_Given data:_
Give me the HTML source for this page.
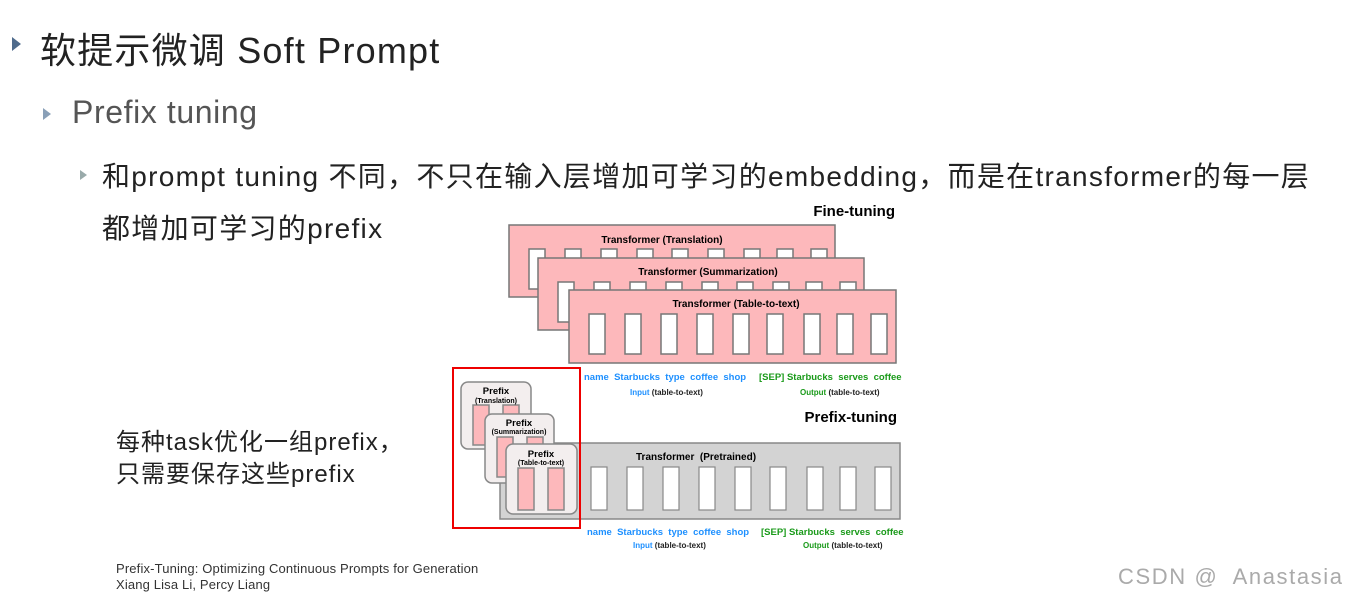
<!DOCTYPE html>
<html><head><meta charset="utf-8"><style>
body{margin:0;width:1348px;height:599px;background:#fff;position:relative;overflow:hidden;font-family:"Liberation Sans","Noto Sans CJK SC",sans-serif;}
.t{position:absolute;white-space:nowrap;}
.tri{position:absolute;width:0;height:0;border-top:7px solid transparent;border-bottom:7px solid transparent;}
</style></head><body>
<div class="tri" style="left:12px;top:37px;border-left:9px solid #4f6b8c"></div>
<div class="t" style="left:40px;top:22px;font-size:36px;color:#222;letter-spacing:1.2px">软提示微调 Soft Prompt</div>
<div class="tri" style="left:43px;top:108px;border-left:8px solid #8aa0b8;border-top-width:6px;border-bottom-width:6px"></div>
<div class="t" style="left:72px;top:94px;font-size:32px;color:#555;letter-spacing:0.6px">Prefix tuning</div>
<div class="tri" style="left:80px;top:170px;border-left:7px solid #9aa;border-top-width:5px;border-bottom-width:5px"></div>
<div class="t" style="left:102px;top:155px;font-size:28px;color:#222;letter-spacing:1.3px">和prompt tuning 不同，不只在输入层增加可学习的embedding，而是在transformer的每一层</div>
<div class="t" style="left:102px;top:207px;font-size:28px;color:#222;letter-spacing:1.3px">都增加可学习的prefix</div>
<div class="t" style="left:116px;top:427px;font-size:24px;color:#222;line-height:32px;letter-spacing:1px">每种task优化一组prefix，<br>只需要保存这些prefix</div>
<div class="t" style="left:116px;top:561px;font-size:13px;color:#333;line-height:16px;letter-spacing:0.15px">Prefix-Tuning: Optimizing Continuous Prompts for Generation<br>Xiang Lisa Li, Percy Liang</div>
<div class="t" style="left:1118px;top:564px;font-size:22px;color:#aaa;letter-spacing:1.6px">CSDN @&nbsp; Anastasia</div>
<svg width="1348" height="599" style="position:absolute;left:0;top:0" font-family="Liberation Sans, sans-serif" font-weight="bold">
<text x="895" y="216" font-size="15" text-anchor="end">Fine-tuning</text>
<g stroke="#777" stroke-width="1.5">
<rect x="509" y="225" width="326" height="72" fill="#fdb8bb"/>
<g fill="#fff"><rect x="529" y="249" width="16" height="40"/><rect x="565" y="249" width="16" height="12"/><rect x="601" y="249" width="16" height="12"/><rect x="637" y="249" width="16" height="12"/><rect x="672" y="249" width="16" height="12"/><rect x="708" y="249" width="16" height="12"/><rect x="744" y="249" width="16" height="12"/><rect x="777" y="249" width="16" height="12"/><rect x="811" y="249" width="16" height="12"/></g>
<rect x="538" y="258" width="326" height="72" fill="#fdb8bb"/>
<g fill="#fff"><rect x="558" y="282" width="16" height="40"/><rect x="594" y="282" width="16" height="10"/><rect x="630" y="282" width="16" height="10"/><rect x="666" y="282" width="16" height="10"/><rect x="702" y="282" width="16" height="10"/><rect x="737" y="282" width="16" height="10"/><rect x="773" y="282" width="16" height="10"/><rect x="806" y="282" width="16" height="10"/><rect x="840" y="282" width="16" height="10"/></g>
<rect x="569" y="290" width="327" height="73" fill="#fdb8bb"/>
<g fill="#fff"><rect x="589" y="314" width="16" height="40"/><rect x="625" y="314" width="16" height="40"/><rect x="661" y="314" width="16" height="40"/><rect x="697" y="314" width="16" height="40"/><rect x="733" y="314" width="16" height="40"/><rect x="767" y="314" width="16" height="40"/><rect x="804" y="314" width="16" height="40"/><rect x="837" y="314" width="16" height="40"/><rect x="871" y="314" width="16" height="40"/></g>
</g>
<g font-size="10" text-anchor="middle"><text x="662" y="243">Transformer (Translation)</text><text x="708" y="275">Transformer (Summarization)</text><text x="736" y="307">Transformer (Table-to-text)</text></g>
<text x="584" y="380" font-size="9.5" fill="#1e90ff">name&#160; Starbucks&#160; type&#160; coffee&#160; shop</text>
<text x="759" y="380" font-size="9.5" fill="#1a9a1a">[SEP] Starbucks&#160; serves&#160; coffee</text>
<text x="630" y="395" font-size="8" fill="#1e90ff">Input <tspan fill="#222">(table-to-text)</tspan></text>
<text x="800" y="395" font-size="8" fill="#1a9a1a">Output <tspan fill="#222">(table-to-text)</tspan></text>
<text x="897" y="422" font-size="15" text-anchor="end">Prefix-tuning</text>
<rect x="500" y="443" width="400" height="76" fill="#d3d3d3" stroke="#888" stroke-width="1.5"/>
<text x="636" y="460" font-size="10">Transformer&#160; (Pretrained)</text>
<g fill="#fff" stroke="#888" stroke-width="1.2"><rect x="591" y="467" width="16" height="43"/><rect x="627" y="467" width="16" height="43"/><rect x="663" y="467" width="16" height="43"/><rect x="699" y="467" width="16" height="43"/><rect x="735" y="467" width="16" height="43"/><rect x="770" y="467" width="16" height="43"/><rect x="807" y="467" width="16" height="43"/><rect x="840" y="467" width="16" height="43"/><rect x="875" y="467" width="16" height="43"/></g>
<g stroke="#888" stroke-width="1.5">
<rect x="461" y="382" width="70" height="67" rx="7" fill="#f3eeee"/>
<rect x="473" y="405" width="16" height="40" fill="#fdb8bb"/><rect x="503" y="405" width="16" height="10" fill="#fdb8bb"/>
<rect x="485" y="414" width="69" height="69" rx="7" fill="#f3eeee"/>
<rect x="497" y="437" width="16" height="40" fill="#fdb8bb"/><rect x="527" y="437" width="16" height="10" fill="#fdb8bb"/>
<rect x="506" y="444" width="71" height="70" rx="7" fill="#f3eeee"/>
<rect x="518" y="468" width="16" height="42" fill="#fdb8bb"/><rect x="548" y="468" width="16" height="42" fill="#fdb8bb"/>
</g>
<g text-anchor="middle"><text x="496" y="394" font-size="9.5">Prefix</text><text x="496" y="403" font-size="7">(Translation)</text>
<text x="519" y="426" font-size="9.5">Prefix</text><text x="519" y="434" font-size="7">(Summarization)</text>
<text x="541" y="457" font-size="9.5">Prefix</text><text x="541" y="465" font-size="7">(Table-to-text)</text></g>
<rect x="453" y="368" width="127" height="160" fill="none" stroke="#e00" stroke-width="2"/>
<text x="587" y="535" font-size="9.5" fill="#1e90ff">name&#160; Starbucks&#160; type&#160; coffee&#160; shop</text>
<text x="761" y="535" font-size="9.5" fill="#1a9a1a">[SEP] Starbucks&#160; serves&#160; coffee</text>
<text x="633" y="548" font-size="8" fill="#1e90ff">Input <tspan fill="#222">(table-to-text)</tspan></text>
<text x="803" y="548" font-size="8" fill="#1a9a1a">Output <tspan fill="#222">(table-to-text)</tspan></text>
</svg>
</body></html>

---

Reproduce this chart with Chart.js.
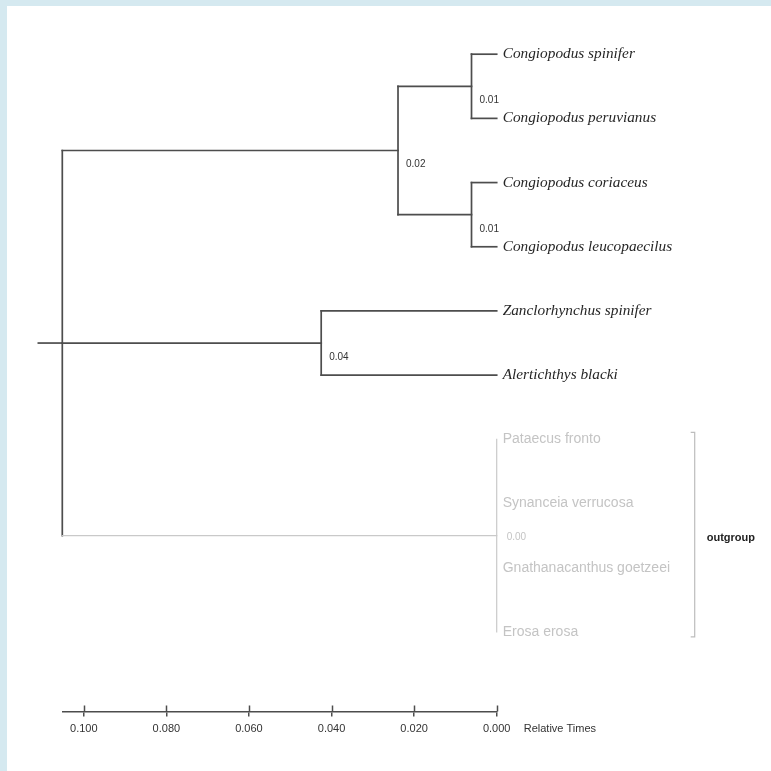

--

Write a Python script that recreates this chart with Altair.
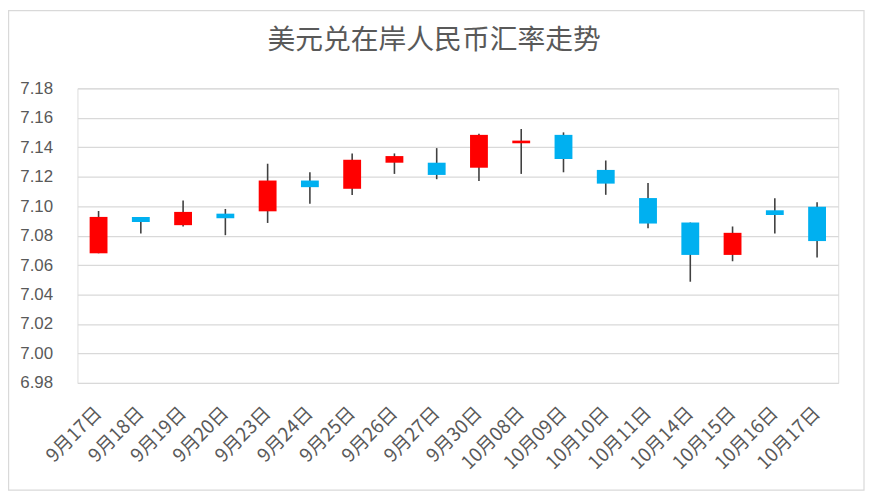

_What needs to be done:_ Read the data above. Pull out each line in which the string "this" appears.

_Answer to the task:_
Give me the HTML source for this page.
Reproduce this chart with Chart.js.
Write a Python script that recreates this chart with Altair.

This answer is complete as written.